The research done by current NOAA scientists, and published in the prestigious research journal Science in June 2015, concluded that the “hiatus” was an artifact of the source of their sea surface temperature measurements, and not an actual reflection of climate trends. The new work presented a more accurate climate change model based on a comprehensive look at available global data.
It’s not the first time the agency has gotten tied up in political wrangling. NOAA was created in 1970 when former President Richard Nixon combined several federal agencies. Its roots stretch back to the 1800s, though, when Americans began to make large scale, coordinated efforts to take the measure of their world: Their financial wellbeing—and their lives—depended on it. The young nation lacked even the most basic standardized information about its weather or coasts. Early agencies that eventually became NOAA worked to fill the gaps.
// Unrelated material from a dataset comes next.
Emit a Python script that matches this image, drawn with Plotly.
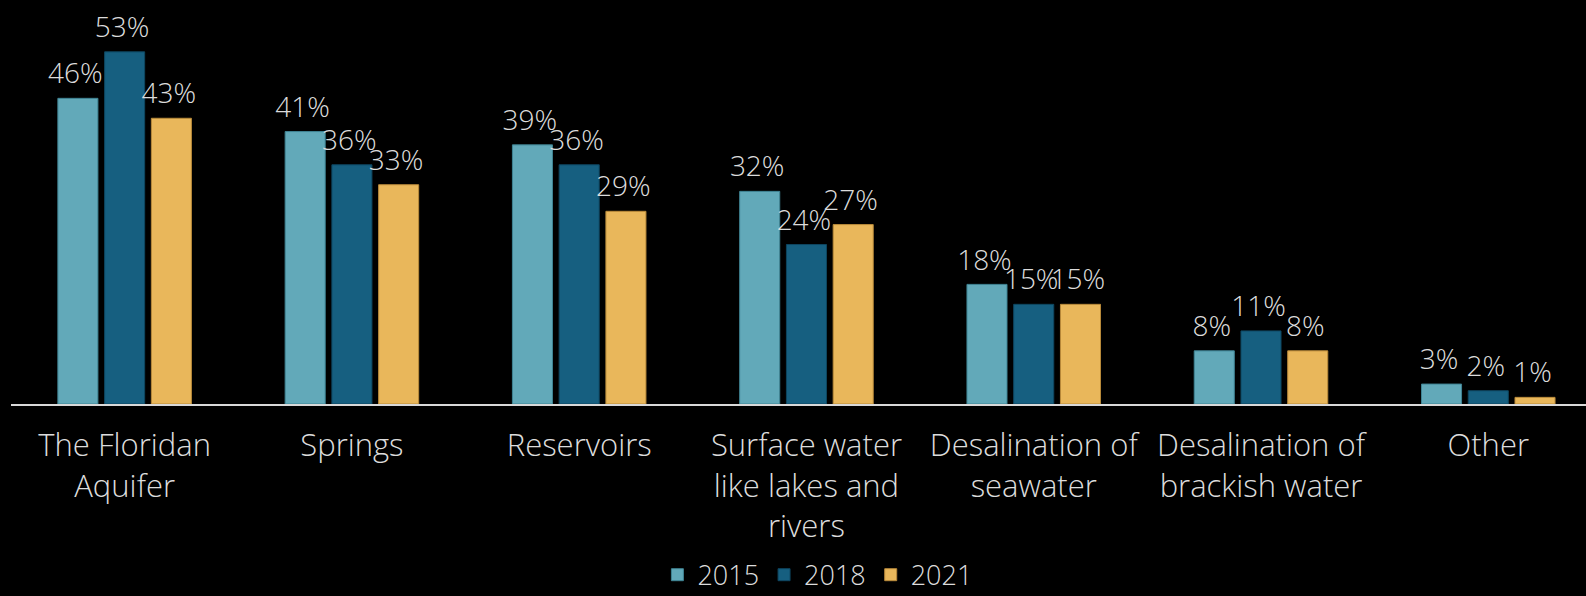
import plotly.graph_objects as go

categories = ["The Floridan<br>Aquifer", "Springs", "Reservoirs",
              "Surface water<br>like lakes and<br>rivers", "Desalination of<br>seawater",
              "Desalination of<br>brackish water", "Other"]
years = ["2015", "2018", "2021"]
v2015 = [46, 41, 39, 32, 18, 8, 3]
v2018 = [53, 36, 36, 24, 15, 11, 2]
v2021 = [43, 33, 29, 27, 15, 8, 1]
series = [v2015, v2018, v2021]
colors = ["#62a9b9", "#165f80", "#e9b75b"]
lines = ["#3f8494", "#0e4660", "#b98a3a"]

FONT = "Open Sans"
TXT = "#dcdcdc"
fig = go.Figure()
for name, vals, c, lc in zip(years, series, colors, lines):
    fig.add_trace(go.Bar(
        x=categories, y=vals, name=name,
        marker=dict(color=c, line=dict(color=lc, width=1)),
        text=[f"{v}%<sub>&nbsp;</sub>" for v in vals], textposition="outside",
        constraintext="none",
        textfont=dict(family=FONT, size=28, color=TXT, weight=300),
        cliponaxis=False,
    ))

fig.update_layout(
    width=1586, height=596,
    paper_bgcolor="black", plot_bgcolor="black",
    margin=dict(l=11, r=0, t=0, b=192),
    barmode="group", bargap=0.383, bargroupgap=0.143,
    showlegend=True,
    legend=dict(orientation="h", x=0.512, xanchor="center",
                yref="container", y=0.035, yanchor="middle",
                font=dict(family=FONT, size=27, color=TXT, weight=300),
                itemwidth=30, traceorder="normal"),
    font=dict(family=FONT, color=TXT),
)
fig.update_xaxes(range=[-0.5, 6.43], showline=True, linecolor="#d9d9d9", linewidth=2,
                 tickfont=dict(family=FONT, size=31, color=TXT, weight=300),
                 ticks="", showgrid=False, ticklabelstandoff=13, automargin=False)
fig.update_yaxes(range=[0, 60.8], visible=False, showgrid=False)

fig.write_html("out.html", config={"displayModeBar": False},
               post_script="document.body.style.margin='0';document.body.style.background='black';")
These efforts have not always been well received in the halls of government.
In 1870, for example, former President Ulysses Grant created the Office of Commissioner of Fish and Fisheries — precursor to NOAA’s National Marine Fisheries Service, which regulates the nation’s commercial and recreational ocean fishing — to investigate why Eastern commercial fisheries were collapsing. Some Congressional Republicans ridiculed the idea, moving to include an investigation into the state of the nation’s grasshoppers and potato bugs.
Political drama aside, NOAA’s mission is to “understand and predict changes in climate, weather, oceans, and coasts, to share that knowledge and information with others, and to conserve and manage coastal and marine ecosystems and resources.” High Country News recently asked Waleed Abdalati, director of the University of Colorado’s Cooperative Institute for Research in Environmental Sciences (CIRES) — a joint program with NOAA based in Boulder — to explain NOAA’s work and how it impacts Westerners. Research topics at CIRES range from the effects of climate change on Western water to the effects of hydraulic fracturing on air quality.
Abdalati, a former chief scientist for NASA, got his PhD from the University of Colorado in 1996 for work on the Greenland ice sheet. Today, his graduate students continue those studies, trying to understand how its melt contributes to rising sea levels.
High Country News: What kinds of things does NOAA do out West?
Waleed Abdalati: We say NOAA’s “from the surface of the sun to bottom of the ocean and everything in between.”
We have a global monitoring division here that basically monitors what’s in our air and where it came from — things like ozone, methane released from fracking, trends in atmospheric carbon dioxide.
We’re also developing systems that improve weather forecasts and systems, and help us understand how our climate is changing and why, and the implications for water resources out West.
An aspect of NOAA’s work that doesn’t get a lot of attention is the Space Weather Prediction Center. A lot of people don’t realize the sun has weather! Our satellite systems, our navigation systems – a lot of the electronics that we rely on – are vulnerable to major events from solar activity. So there’s a whole enterprise here that’s working to understand what the sun is doing.
Another area that NOAA works in is called the National Centers for Environmental Information, which are the stewards of environmental information.